I just got off the phone with Mike. I absolutely love talking to him – we somehow seem to pump each other up about our silly dreams. He makes me feel spectacular about moving to Atlanta and always boosts my confidence about guys (or lack of them). In the same respect, I get equally as excited hearing about the awesome things happening in his life. I love hearing about then new girl he’s seeing and how he wants to make a good impression on her. Listening to him talk about what he wants to do in life just excites and motivates me about my life even more.
To be honest, if there was one person I thought I might lose touch with after high school, it was Mike. I made exhausting effort over the past four years, sometime feeling like giving up hope on him – but I think during the past two years our friendship has grown into something I’m proud of and more than content with.
The same can really be said about most of my friends. Now, four years after high school, I am still in contact with those whom I’ve chosen to stay in touch with. I think I can count them on my own two hands, and I like it like that.

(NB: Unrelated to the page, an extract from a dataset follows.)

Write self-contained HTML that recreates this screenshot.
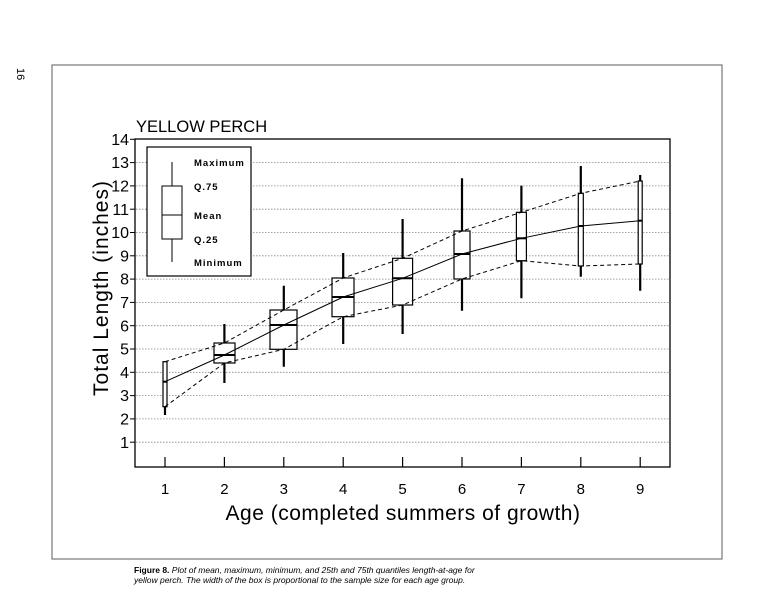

I’m not as nervous or scared about moving to Atlanta as I think I should be. I realize i’m going to have culture shock as well as shock in general (due to the weather, etc), but I’m more excited than anything. I am SO excited to have this opportunity – to intern at a magazine.
I’ve been in classes at NMSU where we go around and say what we want to do in life. “I want to work for a travel magazine,” I always say. The thing is, since I’m taking mostly journalism classes I’m not the only one to say that. Basically saying my dream out loud has always been just that – a dream. Could it be that this is the first step for making this come true? It is very very surreal and unbelievable.
…..fyi – a nervous, ‘i’m freaked out beyond belief,’- what the hell am I doing moving to Atlanta blog will be on it’s way later this week!